Mason Rudolph was not only one of the most prolific, but one of the best deep-ball passers in college, which is one of the highlighted qualities that attracted the Pittsburgh Steelers to him in 2018 when he came out for the draft from Oklahoma State.
Now that he is in the starting lineup in his second season, following an elbow injury suffered by Ben Roethlisberger, we’re not seeing that deep ball as a staple of the offense, at least not successfully executed. And the intermediate pass has nearly gone extinct.
Interestingly enough, Rudolph’s average depth of target isn’t far off from where you might expect it to be. He is averaging 7.22 yards per throw beyond the line of scrimmage (this is distinct from his yardage per attempt, and reflects his intended air yards.
But that doesn’t reflect how frequently he’s thrown the ball short. Over a quarter of his attempts have come at or behind the line of scrimmage. Another 26 of come within five yards of the line of scrimmage. And then he has 13 attempts of 20 or more yards in the air. He has completed three of them, two to Diontae Johnson for long touchdowns of 39 and 43 yards, the other a 45-yard connection to JuJu Smith-Schuster on a flea-flicker.
Offensive coordinator Randy Fichtner was asked if he felt Rudolph was hesitant to pull the trigger on the long ball. He seemed to suggest as much earlier in the season when he was asked about the lack of deep passes early in the young quarterback’s playing time.
“No. I don’t think so”, he said in answering the question.

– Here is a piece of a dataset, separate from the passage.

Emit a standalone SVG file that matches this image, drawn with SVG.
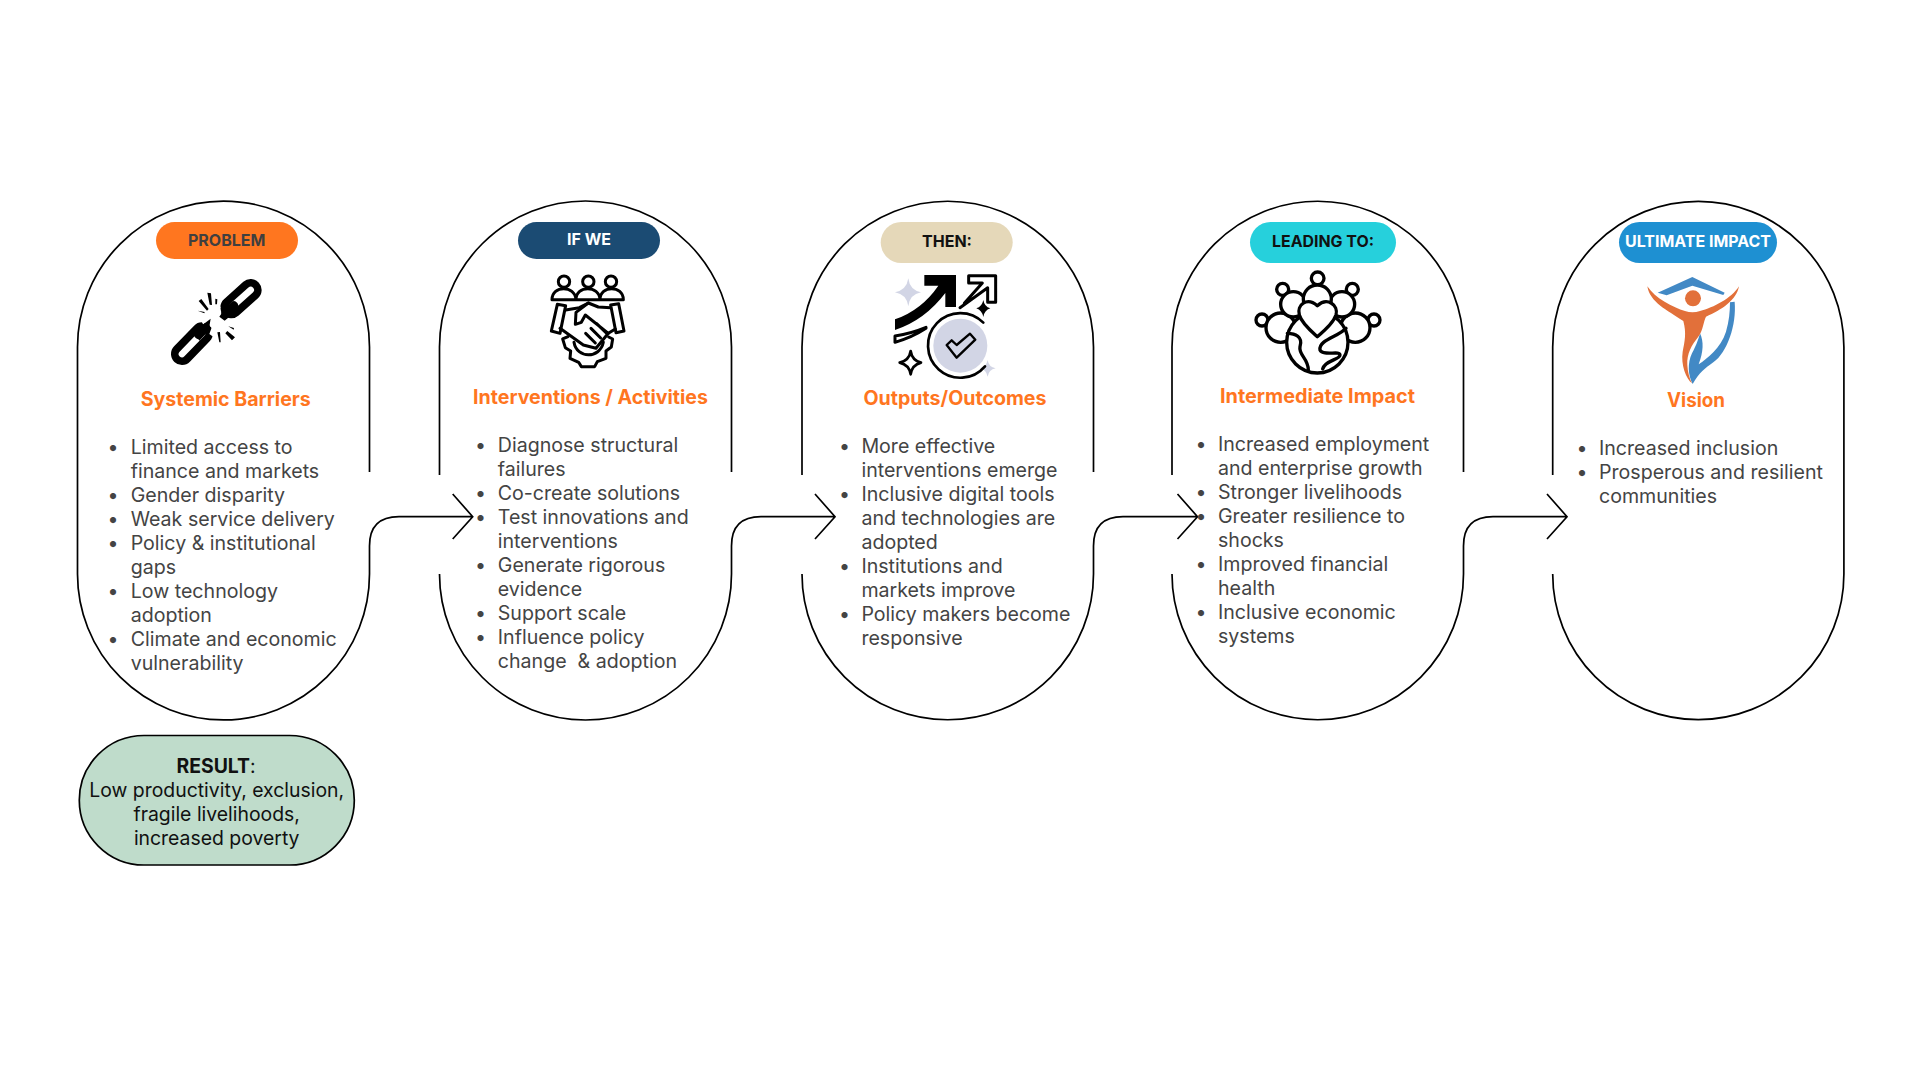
<svg xmlns="http://www.w3.org/2000/svg" width="1920" height="1080" viewBox="0 0 1920 1080">
<style>
text{font-family:"Inter","Liberation Sans",sans-serif}
.o{fill:none;stroke:#000;stroke-width:1.700}
.pill{font-size:16px;font-weight:700;text-anchor:middle}
.title{font-size:19.600px;font-weight:700;fill:#ff761f;text-anchor:middle}
.li{font-size:19.600px;fill:#444}
.r{font-size:19.400px;fill:#111;text-anchor:middle}
.k{fill:none;stroke:#000;stroke-linejoin:round;stroke-linecap:round}
</style>
<rect width="1920" height="1080" fill="#fff"/>
<g id="connectors" class="o">
<path d="M369.500 574V546Q369.500 516.700 399 516.700H472.700M452.700 494L472.700 516.700L452.700 539"/>
<path d="M731.500 574V546Q731.500 516.700 761 516.700H835M815 494L835 516.700L815 539"/>
<path d="M1093.500 574V546Q1093.500 516.700 1123 516.700H1197.500M1177.500 494L1197.500 516.700L1177.500 539"/>
<path d="M1463.500 574V546Q1463.500 516.700 1493 516.700H1567M1547 494L1567 516.700L1547 539"/>
</g>
<g id="node-problem">
<path class="o" d="M369.500 472V347A146 146 0 0 0 77.500 347V574A146 146 0 0 0 369.500 574"/>
<rect x="156" y="222" width="142" height="37" rx="18.500" fill="#ff761f"/>
<text class="pill" x="226.700" y="245.500" fill="#3f3f3f">PROBLEM</text>
<g transform="translate(160 270) scale(.3333)">
<path class="k" stroke-width="66" d="M272 60L214 112"/>
<path class="k" style="stroke:#fff" stroke-width="20" d="M272 60L214 112"/>
<path class="k" stroke-width="66" d="M66 252L126 190"/>
<path class="k" style="stroke:#fff" stroke-width="20" d="M66 252L126 190"/>
<path fill="#fff" d="M170 92L182 112L176 125L196 128L208 150L178 170L166 205L148 192L156 170L132 168L118 142L150 122Z"/>
<path class="k" stroke-width="24" d="M115 195L138 172"/>
<path class="k" stroke-width="24" d="M196 128L222 106"/>
<path fill="#000" d="M105 190L128 164L152 146L146 182L118 212ZM178 140L200 108L232 100L228 124L194 152Z"/>
<path fill="#000" d="M142 68L153 70L156 105L149 104ZM116 93L124 87L146 117L141 122ZM166 86L172 88L171 103L166 103ZM113 122L134 126L133 130ZM205 169L222 174L221 179ZM202 183L225 202L216 211L196 190ZM172 187L180 186L182 217L178 217Z"/>
</g>
<text class="title" x="225.700" y="406">Systemic Barriers</text>
<g class="li">
<text x="107.500" y="453.700">•</text><text x="130.700" y="453.700">Limited access to</text>
<text x="130.700" y="477.700">finance and markets</text>
<text x="107.500" y="501.700">•</text><text x="130.700" y="501.700">Gender disparity</text>
<text x="107.500" y="525.700">•</text><text x="130.700" y="525.700">Weak service delivery</text>
<text x="107.500" y="549.700">•</text><text x="130.700" y="549.700">Policy &amp; institutional</text>
<text x="130.700" y="573.700">gaps</text>
<text x="107.500" y="597.700">•</text><text x="130.700" y="597.700">Low technology</text>
<text x="130.700" y="621.700">adoption</text>
<text x="107.500" y="645.700">•</text><text x="130.700" y="645.700">Climate and economic</text>
<text x="130.700" y="669.700">vulnerability</text>
</g>
</g>
<g id="node-result">
<rect x="79.300" y="735.500" width="275" height="129.500" rx="64.700" fill="#bfdccb" stroke="#000" stroke-width="1.700"/>
<text class="r" x="216" y="772.500"><tspan font-weight="700">RESULT</tspan>:</text>
<text class="r" x="216.700" y="796.500">Low productivity, exclusion,</text>
<text class="r" x="216.700" y="820.500">fragile livelihoods,</text>
<text class="r" x="216.700" y="844.500">increased poverty</text>
</g>
<g id="node-if-we">
<path class="o" d="M731.500 472V347A146 146 0 0 0 439.500 347V475M439.500 574A146 146 0 0 0 731.500 574"/>
<rect x="518" y="222" width="142" height="37" rx="18.500" fill="#1b4b73"/>
<text class="pill" x="589" y="245" fill="#fff">IF WE</text>
<g transform="translate(540 265) scale(.3333)" class="k" stroke-width="9" style="fill:#fff">
<circle cx="72" cy="50" r="17"/><circle cx="145" cy="50" r="17"/><circle cx="213" cy="50" r="17"/>
<path d="M36 104C36 60 105 60 108 104M108 104C108 60 178 60 180 104M180 104C180 60 250 60 250 104M36 104H250"/>
<path d="M52 118L77 122L60 205L34 198ZM212 120L236 116L252 198L228 203Z"/>
<path style="fill:none" d="M77 135L118 128L145 114L175 126L212 128M226 192L205 205L168 250L130 240L60 190"/>
<path style="fill:none" d="M145 114L108 142L106 178L124 172L136 150L205 205M170 176L198 203M153 190L182 219M137 205L166 234"/>
<path style="fill:none" d="M84 215L68 222L76 248L92 258L90 280L116 292L124 305L164 305L172 290L198 280L198 258L214 246L218 222L206 216M102 232C110 282 180 282 190 232"/>
</g>
<text class="title" x="590.500" y="404">Interventions / Activities</text>
<g class="li">
<text x="475" y="452">•</text><text x="497.800" y="452">Diagnose structural</text>
<text x="497.800" y="476">failures</text>
<text x="475" y="500">•</text><text x="497.800" y="500">Co-create solutions</text>
<text x="475" y="524">•</text><text x="497.800" y="524">Test innovations and</text>
<text x="497.800" y="548">interventions</text>
<text x="475" y="572">•</text><text x="497.800" y="572">Generate rigorous</text>
<text x="497.800" y="596">evidence</text>
<text x="475" y="620">•</text><text x="497.800" y="620">Support scale</text>
<text x="475" y="644">•</text><text x="497.800" y="644">Influence policy</text>
<text x="497.800" y="668" xml:space="preserve">change  &amp; adoption</text>
</g>
</g>
<g id="node-then">
<path class="o" d="M1093.500 472V347A145.750 145.750 0 0 0 802 347V475M802 574A145.750 145.750 0 0 0 1093.500 574"/>
<rect x="880.700" y="222" width="132" height="41" rx="20.500" fill="#e5d8b9"/>
<text class="pill" x="947" y="247" fill="#111">THEN:</text>
<g transform="translate(885 265) scale(.3333)">
<path fill="#d2d5e5" d="M70 40Q74 75 108 82Q74 88 70 124Q65 88 30 82Q65 75 70 40ZM308 285Q311 306 332 310Q311 314 308 335Q304 314 284 310Q304 306 308 285Z"/>
<path d="M118 30H213V126H181V84Q120 165 30 195V163Q110 135 160 62H118Z"/>
<path class="k" stroke-width="9" d="M30 213Q80 205 123 187V190Q80 218 30 232ZM251 32H332V112H308V68L225 128M251 32V54H292L238 115"/>
<path d="M295 105Q298 125 316 130Q298 136 295 156Q291 136 274 130Q291 125 295 105Z"/>
<circle cx="226" cy="242" r="81" fill="#d2d5e5"/>
<path class="k" stroke-width="8" d="M295 173A97 97 0 1 0 300 304"/>
<path class="k" stroke-width="7" d="M185 240L200 226L215 240L255 206L271 224L215 278Z"/>
<path class="k" stroke-width="8" d="M77 258Q81 286 108 293Q81 300 77 328Q73 300 44 293Q73 286 77 258Z"/>
</g>
<text class="title" x="955" y="405">Outputs/Outcomes</text>
<g class="li">
<text x="839" y="452.500">•</text><text x="861.400" y="452.500">More effective</text>
<text x="861.400" y="476.500">interventions emerge</text>
<text x="839" y="500.500">•</text><text x="861.400" y="500.500">Inclusive digital tools</text>
<text x="861.400" y="524.500">and technologies are</text>
<text x="861.400" y="548.500">adopted</text>
<text x="839" y="572.500">•</text><text x="861.400" y="572.500">Institutions and</text>
<text x="861.400" y="596.500">markets improve</text>
<text x="839" y="620.500">•</text><text x="861.400" y="620.500">Policy makers become</text>
<text x="861.400" y="644.500">responsive</text>
</g>
</g>
<g id="node-leading">
<path class="o" d="M1463.500 472V347A145.750 145.750 0 0 0 1172 347V475M1172 574A145.750 145.750 0 0 0 1463.500 574"/>
<rect x="1250" y="222" width="146" height="41" rx="20.500" fill="#26d0dc"/>
<text class="pill" x="1323" y="246.500" fill="#111" textLength="102" lengthAdjust="spacingAndGlyphs">LEADING TO:</text>
<g transform="translate(1240 265) scale(.3333)" class="k" stroke-width="10" style="fill:#fff">
<circle cx="233" cy="40" r="19"/><circle cx="128" cy="73" r="18"/><circle cx="337" cy="73" r="18"/><circle cx="66" cy="165" r="18"/><circle cx="402" cy="165" r="18"/>
<circle cx="122" cy="188" r="44"/><circle cx="346" cy="188" r="44"/><circle cx="160" cy="118" r="38"/><circle cx="306" cy="118" r="38"/><circle cx="232" cy="102" r="42"/>
<circle cx="232" cy="232" r="92"/>
<path d="M232 122C200 95 170 120 178 150C185 175 215 200 232 215C250 200 280 175 288 150C296 120 262 95 232 122Z"/>
<path style="fill:none" d="M142 205C165 205 190 215 180 245C175 270 205 280 205 315M318 190C295 215 235 225 240 255C250 275 300 255 300 270C300 285 255 285 248 312"/>
</g>
<text class="title" x="1317.500" y="403" textLength="195" lengthAdjust="spacingAndGlyphs">Intermediate Impact</text>
<g class="li">
<text x="1195.500" y="451">•</text><text x="1218" y="451">Increased employment</text>
<text x="1218" y="475">and enterprise growth</text>
<text x="1195.500" y="499">•</text><text x="1218" y="499">Stronger livelihoods</text>
<text x="1195.500" y="523">•</text><text x="1218" y="523">Greater resilience to</text>
<text x="1218" y="547">shocks</text>
<text x="1195.500" y="571">•</text><text x="1218" y="571">Improved financial</text>
<text x="1218" y="595">health</text>
<text x="1195.500" y="619">•</text><text x="1218" y="619">Inclusive economic</text>
<text x="1218" y="643">systems</text>
</g>
</g>
<g id="node-ultimate">
<path class="o" d="M1552.700 475V347A145.600 145.600 0 0 1 1843.900 347V574A145.600 145.600 0 0 1 1552.700 574"/>
<rect x="1619" y="222" width="158" height="41" rx="20.500" fill="#1e90d2"/>
<text class="pill" x="1698" y="246.500" fill="#fff" textLength="146" lengthAdjust="spacingAndGlyphs">ULTIMATE IMPACT</text>
<g transform="translate(1630 265) scale(.3333)">
<path fill="#4289c5" d="M83 83L187 36L284 83L280 90L187 62L110 91ZM300 112L314 110C320 180 292 262 250 292C225 310 208 322 188 357C174 330 172 295 186 265C200 240 208 215 210 205C222 230 220 262 206 298C232 280 272 250 288 200C297 170 300 140 300 112Z"/>
<circle cx="189" cy="100" r="24" fill="#e2703a"/>
<path fill="#e2703a" d="M52 64C75 100 130 128 165 138C180 143 195 143 210 138C250 128 305 100 327 64C320 105 275 135 228 155C220 170 220 195 205 215C185 240 170 265 172 300C173 320 178 340 186 355C168 340 152 300 158 260C164 230 170 205 160 168C110 135 60 112 52 64Z"/>
</g>
<text class="title" x="1696" y="406.500" textLength="58" lengthAdjust="spacingAndGlyphs">Vision</text>
<g class="li">
<text x="1576.500" y="454.500">•</text><text x="1599" y="454.500">Increased inclusion</text>
<text x="1576.500" y="478.500">•</text><text x="1599" y="478.500">Prosperous and resilient</text>
<text x="1599" y="502.500">communities</text>
</g>
</g>
</svg>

I think Mason, like most other young guys, they want to do everything perfect, and none of us are perfect. That just doesn’t happen. He’s an extremely hard worker. You’ve heard me say it over and over. He wants to be perfect, and in that stride to do that daily, it doesn’t happen, and I think he’s starting to learn that it’s not always going to be perfect. That perfectly designed man beater. Wow they chose zone, what am I going to do? Now it’s not exactly how we practiced it. Where are they going with the football? How efficiently am I going to throw it with my footwork and things like that? Sometimes if it gets out of whack and it’s not complete, he gets a little upset with himself. That’s normal for his personality. He wants to be perfect. I love it about him. I just realized it, but it’s awfully hard to obtain.
Is a drive for perfection the reason that we haven’t seen the number of deep pass attempts that we have expected so far? As he grows more comfortable and confident, will he grow back into that gunslinger mentality and take more risks under less than perfect circumstances?